■ Available data:
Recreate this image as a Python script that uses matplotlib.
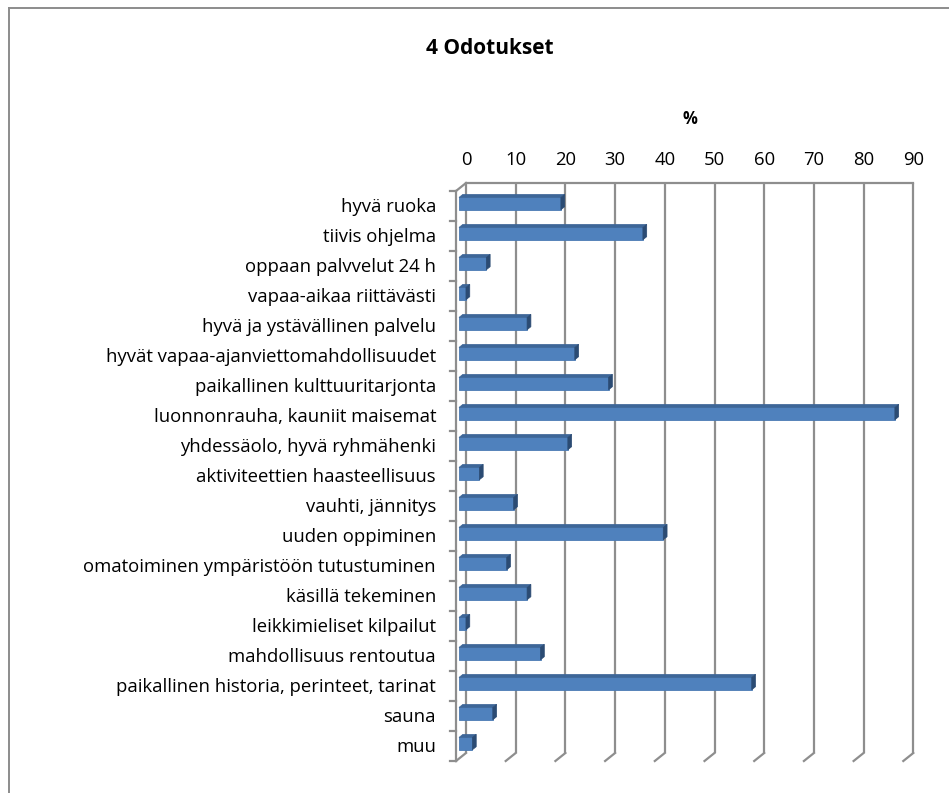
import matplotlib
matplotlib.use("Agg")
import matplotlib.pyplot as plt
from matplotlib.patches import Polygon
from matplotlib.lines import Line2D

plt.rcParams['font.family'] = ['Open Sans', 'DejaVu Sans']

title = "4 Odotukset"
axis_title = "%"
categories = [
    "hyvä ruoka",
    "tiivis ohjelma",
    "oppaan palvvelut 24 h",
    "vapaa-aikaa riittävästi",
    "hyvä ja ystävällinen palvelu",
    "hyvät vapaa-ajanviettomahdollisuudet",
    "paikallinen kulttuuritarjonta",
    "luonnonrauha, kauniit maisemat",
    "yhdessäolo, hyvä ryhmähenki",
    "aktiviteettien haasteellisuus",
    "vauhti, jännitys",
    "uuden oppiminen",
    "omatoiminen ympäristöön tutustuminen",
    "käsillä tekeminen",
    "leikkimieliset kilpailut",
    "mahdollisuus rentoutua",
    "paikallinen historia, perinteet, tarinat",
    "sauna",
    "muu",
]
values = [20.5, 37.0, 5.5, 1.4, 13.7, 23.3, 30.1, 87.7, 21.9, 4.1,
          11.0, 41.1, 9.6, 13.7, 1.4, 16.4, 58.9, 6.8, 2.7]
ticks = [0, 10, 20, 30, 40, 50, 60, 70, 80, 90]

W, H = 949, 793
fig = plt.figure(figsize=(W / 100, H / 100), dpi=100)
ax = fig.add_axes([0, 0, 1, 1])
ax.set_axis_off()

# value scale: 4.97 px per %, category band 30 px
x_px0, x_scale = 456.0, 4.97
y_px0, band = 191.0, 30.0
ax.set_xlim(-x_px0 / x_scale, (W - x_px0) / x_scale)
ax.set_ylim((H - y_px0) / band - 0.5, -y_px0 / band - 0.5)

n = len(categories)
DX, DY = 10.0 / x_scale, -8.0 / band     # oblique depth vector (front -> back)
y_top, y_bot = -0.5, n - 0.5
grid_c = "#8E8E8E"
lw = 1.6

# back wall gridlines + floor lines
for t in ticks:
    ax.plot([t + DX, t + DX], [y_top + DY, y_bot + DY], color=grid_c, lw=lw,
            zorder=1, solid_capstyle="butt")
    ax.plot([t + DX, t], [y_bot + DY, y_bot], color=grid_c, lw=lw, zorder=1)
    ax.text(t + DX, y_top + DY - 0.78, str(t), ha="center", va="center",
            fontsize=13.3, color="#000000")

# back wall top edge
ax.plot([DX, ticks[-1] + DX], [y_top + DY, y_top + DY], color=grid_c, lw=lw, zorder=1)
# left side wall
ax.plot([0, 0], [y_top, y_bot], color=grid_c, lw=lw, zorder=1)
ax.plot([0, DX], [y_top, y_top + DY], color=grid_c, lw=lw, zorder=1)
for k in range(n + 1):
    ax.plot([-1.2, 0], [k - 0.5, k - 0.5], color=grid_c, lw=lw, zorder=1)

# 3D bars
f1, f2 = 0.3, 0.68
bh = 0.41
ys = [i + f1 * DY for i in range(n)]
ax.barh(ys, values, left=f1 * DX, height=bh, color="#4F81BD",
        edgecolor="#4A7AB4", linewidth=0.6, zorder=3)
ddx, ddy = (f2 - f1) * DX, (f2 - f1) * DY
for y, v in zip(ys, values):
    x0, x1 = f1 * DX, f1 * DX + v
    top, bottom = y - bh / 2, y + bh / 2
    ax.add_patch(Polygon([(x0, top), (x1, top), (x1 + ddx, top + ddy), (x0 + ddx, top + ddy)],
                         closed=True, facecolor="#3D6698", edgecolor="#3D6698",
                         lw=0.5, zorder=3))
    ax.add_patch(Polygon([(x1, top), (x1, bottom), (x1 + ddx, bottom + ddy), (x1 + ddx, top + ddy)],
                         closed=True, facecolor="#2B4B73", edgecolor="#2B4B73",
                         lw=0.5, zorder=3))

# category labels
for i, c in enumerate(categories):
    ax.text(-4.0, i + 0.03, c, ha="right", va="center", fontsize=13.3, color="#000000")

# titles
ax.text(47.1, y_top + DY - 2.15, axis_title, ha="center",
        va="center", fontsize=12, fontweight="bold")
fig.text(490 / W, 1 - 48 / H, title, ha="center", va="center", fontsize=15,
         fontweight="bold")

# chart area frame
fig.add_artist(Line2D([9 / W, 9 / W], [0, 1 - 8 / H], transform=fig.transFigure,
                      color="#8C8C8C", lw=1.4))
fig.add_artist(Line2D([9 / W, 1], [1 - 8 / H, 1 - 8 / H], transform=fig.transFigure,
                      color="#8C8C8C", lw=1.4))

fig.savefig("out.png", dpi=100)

■ What the task asks: Leave out the pictures, then repeat the listing above exactly from its first line to the line with "plt.rcParams['font.family'] = ['Open", inclusive.

■ Result of the task:
Recreate this image as a Python script that uses matplotlib.
import matplotlib
matplotlib.use("Agg")
import matplotlib.pyplot as plt
from matplotlib.patches import Polygon
from matplotlib.lines import Line2D

plt.rcParams['font.family'] = ['Open Sans', 'DejaVu Sans']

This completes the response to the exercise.